-- SET EXERCISE --
List, from the lines below, each one with "diagram" in it.

*** DATASET EXCERPTS ***

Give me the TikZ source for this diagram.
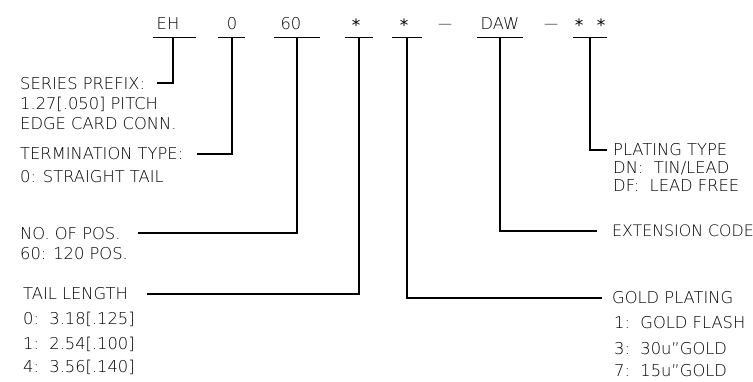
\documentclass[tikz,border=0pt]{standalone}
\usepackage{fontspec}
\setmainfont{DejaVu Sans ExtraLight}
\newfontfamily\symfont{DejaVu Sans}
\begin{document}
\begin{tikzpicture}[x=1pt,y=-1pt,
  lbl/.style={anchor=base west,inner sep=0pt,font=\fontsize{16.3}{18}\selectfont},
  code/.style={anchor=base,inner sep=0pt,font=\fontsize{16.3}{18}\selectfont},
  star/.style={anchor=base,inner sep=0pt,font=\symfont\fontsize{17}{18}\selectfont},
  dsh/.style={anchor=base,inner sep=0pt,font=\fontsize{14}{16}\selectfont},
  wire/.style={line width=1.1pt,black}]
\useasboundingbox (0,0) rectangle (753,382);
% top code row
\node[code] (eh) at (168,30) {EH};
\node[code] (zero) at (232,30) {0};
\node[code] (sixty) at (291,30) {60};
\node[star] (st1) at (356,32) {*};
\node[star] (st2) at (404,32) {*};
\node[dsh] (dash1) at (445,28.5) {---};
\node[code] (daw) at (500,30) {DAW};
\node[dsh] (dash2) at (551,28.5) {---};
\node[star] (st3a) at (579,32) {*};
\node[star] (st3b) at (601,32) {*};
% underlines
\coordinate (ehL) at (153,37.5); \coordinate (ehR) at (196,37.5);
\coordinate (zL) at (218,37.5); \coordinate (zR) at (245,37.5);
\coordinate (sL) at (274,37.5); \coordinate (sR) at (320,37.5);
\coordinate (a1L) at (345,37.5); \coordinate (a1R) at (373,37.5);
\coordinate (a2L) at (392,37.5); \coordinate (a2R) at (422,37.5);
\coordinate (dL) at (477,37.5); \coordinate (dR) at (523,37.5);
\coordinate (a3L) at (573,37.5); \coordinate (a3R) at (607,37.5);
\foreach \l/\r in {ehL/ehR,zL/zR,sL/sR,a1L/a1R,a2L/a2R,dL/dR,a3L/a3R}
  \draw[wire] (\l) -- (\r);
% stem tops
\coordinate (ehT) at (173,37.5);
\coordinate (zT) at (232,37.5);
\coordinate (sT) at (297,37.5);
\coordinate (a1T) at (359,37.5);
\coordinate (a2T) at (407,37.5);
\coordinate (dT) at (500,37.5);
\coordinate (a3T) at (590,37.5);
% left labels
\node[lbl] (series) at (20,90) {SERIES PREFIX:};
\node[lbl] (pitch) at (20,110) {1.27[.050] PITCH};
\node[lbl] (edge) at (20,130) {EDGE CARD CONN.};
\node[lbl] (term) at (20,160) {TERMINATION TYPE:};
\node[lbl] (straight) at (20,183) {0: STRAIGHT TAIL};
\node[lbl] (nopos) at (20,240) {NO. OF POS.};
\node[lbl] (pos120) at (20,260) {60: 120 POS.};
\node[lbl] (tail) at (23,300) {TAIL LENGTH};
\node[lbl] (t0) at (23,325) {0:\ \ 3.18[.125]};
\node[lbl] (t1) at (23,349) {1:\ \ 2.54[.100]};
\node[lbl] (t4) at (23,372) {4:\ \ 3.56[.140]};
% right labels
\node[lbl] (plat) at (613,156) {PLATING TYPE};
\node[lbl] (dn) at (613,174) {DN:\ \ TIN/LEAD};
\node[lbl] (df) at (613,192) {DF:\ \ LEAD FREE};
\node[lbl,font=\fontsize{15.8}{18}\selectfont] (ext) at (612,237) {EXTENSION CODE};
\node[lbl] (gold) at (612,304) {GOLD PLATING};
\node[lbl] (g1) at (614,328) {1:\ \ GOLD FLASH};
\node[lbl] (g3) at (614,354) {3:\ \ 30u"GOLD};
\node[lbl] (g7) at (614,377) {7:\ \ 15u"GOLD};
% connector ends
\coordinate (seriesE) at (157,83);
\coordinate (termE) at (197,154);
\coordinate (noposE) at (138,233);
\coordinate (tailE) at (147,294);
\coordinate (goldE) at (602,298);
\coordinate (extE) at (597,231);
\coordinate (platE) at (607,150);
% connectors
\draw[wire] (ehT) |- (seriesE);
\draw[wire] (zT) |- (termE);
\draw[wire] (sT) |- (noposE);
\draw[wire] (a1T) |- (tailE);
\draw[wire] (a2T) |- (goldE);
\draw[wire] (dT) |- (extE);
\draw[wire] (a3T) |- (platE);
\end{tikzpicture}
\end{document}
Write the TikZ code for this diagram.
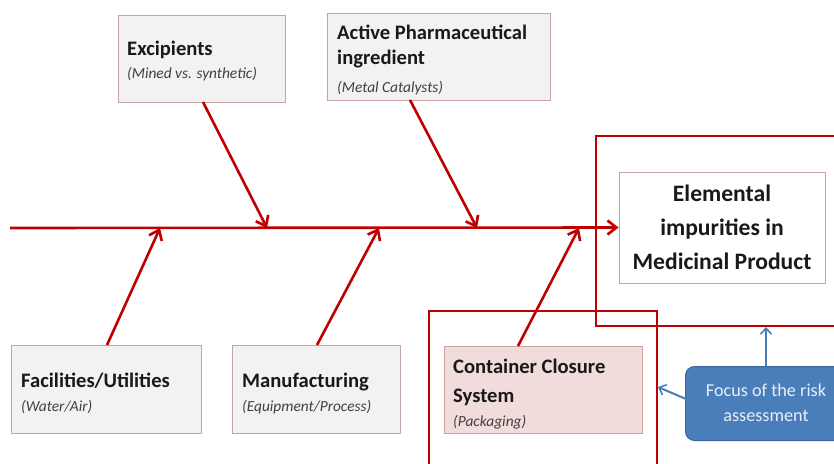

***
*** DATASET EXCERPTS ***

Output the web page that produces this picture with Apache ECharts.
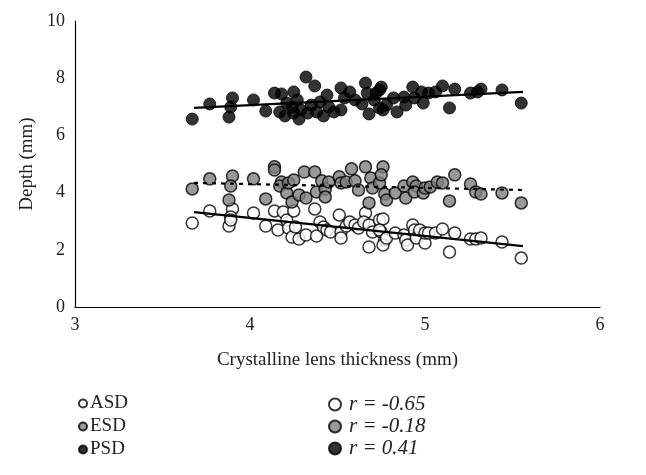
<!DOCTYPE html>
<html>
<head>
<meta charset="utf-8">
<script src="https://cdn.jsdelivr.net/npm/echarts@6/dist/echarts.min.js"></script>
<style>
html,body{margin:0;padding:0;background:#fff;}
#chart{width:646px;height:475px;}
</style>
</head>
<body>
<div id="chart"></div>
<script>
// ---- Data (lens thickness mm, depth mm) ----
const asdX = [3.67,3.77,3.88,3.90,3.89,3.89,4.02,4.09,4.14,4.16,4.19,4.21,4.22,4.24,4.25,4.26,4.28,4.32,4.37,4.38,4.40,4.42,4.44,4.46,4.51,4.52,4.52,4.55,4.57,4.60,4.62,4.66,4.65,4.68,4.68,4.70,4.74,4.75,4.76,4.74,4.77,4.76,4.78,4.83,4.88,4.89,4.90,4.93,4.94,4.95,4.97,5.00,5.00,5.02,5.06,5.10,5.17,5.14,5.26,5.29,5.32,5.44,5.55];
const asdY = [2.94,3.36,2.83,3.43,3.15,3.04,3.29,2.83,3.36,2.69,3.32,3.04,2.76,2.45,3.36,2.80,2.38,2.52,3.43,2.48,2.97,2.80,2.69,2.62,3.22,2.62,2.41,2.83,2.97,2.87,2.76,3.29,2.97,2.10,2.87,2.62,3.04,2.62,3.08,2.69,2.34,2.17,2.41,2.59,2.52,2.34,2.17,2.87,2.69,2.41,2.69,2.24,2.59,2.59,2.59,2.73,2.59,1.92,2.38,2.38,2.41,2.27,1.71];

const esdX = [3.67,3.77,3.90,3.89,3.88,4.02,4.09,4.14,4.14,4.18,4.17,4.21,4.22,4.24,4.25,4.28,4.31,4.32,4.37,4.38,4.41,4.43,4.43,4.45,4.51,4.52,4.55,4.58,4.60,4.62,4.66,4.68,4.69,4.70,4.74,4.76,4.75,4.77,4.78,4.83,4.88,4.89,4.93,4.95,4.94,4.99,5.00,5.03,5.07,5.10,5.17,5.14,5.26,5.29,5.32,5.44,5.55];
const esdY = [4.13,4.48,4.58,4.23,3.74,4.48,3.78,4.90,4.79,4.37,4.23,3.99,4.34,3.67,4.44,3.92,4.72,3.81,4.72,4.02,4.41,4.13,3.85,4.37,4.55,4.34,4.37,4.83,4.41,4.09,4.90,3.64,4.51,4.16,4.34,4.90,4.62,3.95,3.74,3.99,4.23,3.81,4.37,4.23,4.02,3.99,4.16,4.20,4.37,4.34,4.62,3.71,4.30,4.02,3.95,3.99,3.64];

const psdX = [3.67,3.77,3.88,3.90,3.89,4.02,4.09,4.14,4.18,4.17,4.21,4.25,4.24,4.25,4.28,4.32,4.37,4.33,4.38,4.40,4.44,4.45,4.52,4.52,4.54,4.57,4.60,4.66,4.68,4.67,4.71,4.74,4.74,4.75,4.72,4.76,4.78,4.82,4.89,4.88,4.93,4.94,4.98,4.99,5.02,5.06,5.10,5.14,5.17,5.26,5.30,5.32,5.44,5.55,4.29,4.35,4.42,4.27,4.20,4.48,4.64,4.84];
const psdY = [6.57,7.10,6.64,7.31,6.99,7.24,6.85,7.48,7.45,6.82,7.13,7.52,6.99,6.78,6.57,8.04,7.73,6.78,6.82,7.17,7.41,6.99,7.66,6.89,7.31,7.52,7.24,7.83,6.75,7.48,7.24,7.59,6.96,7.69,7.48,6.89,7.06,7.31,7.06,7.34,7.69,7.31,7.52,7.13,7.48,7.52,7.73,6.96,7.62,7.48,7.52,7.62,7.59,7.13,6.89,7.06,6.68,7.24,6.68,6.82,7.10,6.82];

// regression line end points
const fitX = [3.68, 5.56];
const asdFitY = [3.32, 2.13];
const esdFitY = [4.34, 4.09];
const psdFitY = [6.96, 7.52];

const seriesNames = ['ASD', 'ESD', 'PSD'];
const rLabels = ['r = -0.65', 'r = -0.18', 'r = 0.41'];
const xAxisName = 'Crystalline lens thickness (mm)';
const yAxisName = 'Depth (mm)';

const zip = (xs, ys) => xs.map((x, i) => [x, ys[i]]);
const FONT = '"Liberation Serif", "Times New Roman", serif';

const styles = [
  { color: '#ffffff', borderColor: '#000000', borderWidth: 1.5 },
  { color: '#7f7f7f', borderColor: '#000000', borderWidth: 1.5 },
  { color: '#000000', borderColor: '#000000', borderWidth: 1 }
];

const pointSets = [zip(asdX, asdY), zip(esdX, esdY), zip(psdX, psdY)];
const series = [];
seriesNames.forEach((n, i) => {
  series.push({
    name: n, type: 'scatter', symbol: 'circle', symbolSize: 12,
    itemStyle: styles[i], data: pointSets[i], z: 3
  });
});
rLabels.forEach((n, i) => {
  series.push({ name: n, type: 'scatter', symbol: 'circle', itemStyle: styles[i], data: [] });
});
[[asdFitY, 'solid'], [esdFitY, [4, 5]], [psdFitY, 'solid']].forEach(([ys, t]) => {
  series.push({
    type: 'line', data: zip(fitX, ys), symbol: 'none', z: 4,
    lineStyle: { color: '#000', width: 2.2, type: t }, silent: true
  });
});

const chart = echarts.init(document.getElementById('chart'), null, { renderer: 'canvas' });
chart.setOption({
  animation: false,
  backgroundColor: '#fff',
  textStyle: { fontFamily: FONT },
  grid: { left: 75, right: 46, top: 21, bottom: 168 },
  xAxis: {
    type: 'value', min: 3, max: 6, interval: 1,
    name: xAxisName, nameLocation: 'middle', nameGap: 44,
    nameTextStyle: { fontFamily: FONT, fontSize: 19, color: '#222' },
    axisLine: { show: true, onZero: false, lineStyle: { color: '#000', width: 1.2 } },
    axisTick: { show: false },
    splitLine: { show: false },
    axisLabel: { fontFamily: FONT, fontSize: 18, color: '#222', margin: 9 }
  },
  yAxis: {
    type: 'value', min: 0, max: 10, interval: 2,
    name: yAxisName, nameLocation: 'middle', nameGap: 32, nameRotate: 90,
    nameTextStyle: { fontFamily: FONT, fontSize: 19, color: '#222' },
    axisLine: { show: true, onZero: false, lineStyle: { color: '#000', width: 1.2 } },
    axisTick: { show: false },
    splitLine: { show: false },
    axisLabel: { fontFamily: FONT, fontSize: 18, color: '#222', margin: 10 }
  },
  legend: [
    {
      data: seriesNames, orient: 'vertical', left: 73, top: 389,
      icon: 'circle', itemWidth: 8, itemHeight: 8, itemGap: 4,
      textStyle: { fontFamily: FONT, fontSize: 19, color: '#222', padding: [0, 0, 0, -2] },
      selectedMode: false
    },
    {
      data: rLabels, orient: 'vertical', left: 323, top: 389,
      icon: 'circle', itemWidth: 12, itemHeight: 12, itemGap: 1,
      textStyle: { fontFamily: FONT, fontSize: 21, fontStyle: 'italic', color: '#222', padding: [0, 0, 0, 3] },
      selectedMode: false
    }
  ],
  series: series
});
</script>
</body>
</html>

***

-- THE RESPONSE --
Give me the TikZ source for this diagram.
Write the TikZ code for this diagram.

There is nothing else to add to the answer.